I Lied

I admit I lied, but it wasn’t my fault. Ellen Ruffin made me do it. I said in public on Facebook and elsewhere a number of times that I wasn’t going to read Kathi Appelt’s book The True Blue Scouts of Sugar Man Swamp until she comes to the Fay B. Kaigler Book Festival next year. My plan was to buy the book and get it signed at their book signing.

Then Ellen picked it for our de Grummond Book Group to read and discuss. What was I to do? My choices were limited.
•    I could skip a meeting. TOO painful.
•    I could go to the meeting without reading the book which would mean I couldn’t enter into the conversation. WAY too painful.
•    I could go back on my word, buy the book now, and read it. Only painful to the degree that my conscience bothered me. NOT painful at all.

Kathi Appelt gives reason, thought, and courage to the true blue scout raccoon brothers Bingo and J’miah, and life to the legendary Sugar Man who rules the swamp and loves sugar cane. The human boy, Chap Brayburn, knows how to sing the canebrake lullaby and cook sugar pies worth a trip out into the swamp if people only knew they were there.
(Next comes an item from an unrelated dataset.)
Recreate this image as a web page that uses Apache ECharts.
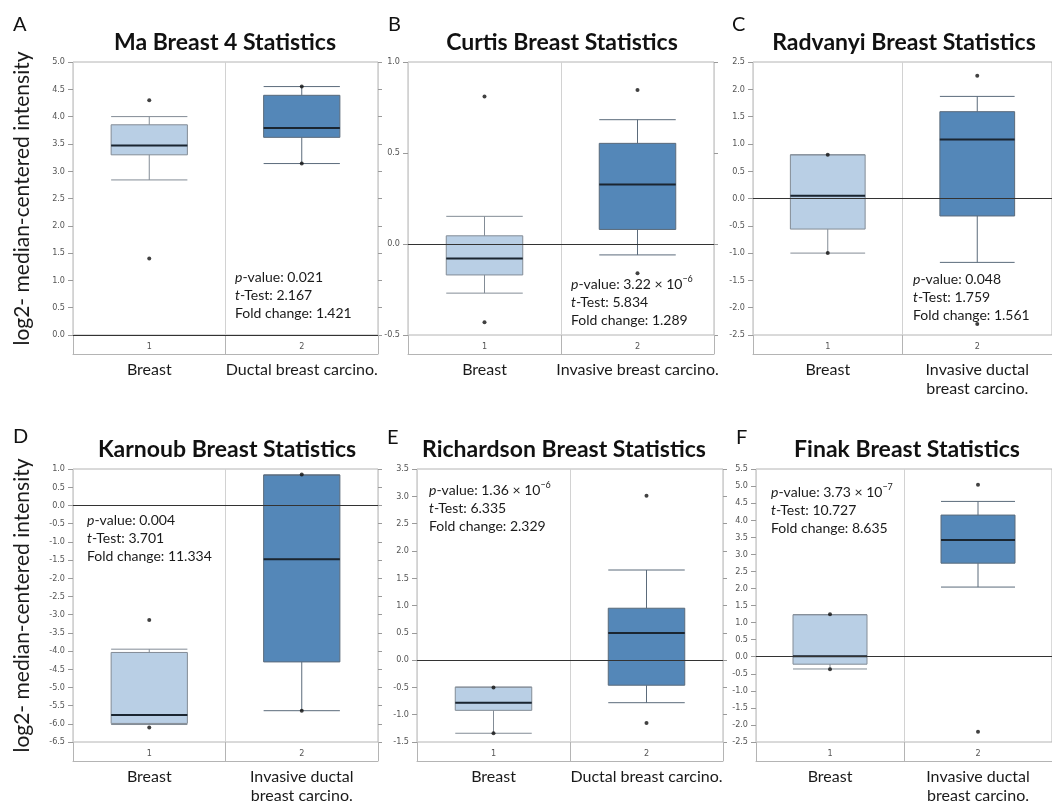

Trouble comes double. Wicked feral hogs head toward the swamp and developers plot to take the land. The reader, to whom the author speaks in a Jane Eyre manner, hangs onto her seat with the hogs getting nearer and nearer as the raccoons rush to find the Sugar Man, and all the time it looks like Chap will lose his Paradise Pies Café to the developers.
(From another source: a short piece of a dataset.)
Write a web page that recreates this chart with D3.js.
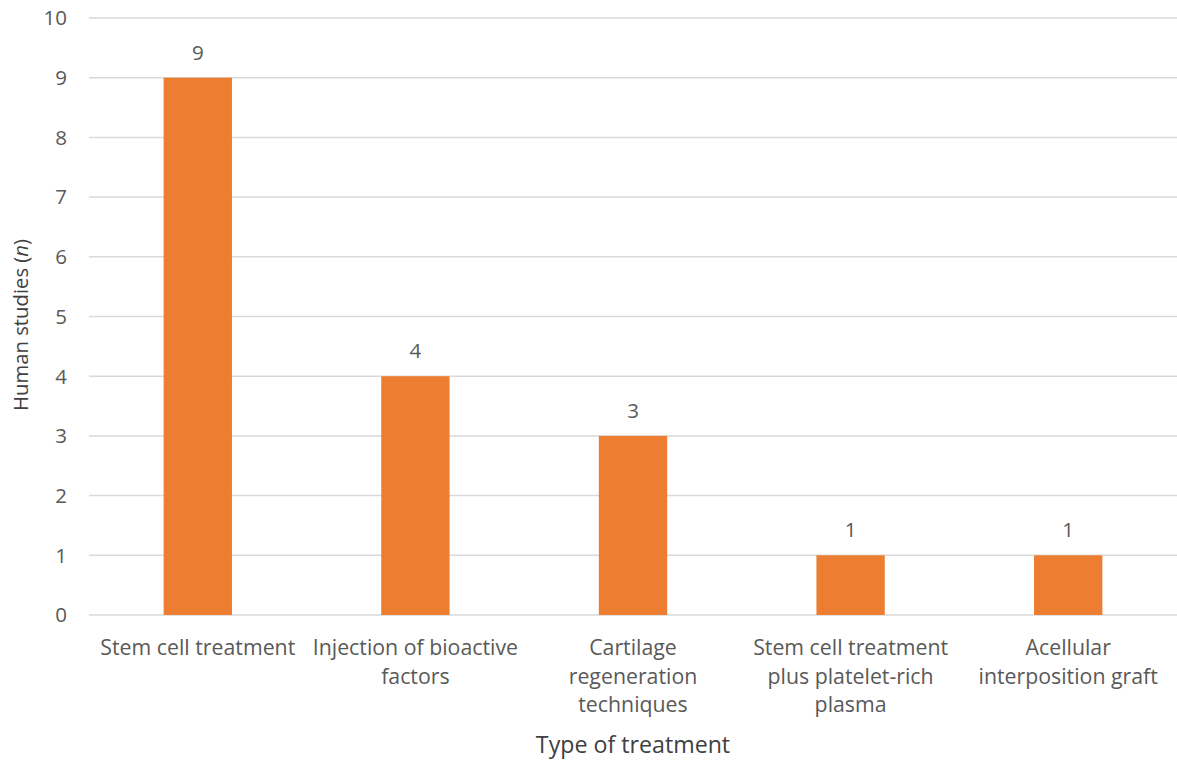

One would think the neat wrap-up at the end would let this reader relax, but there are two other questions. Now that I have my book in hand and will not be buying it at the book store, will there be an opportunity to get it signed on the sly? I’m holding Ellen responsible for working this out.

The other question comes from following mock Newbery Award lists where librarians and other children’s book people try to guess who’s winning this year. The True Blue Scouts of Sugar Man Swamp keeps turning up on those lists. I’m hanging onto my seat and crossing my fingers for this one. I’ll be sitting near my computer for news when the American Library Association makes its choices on January 27, 2014.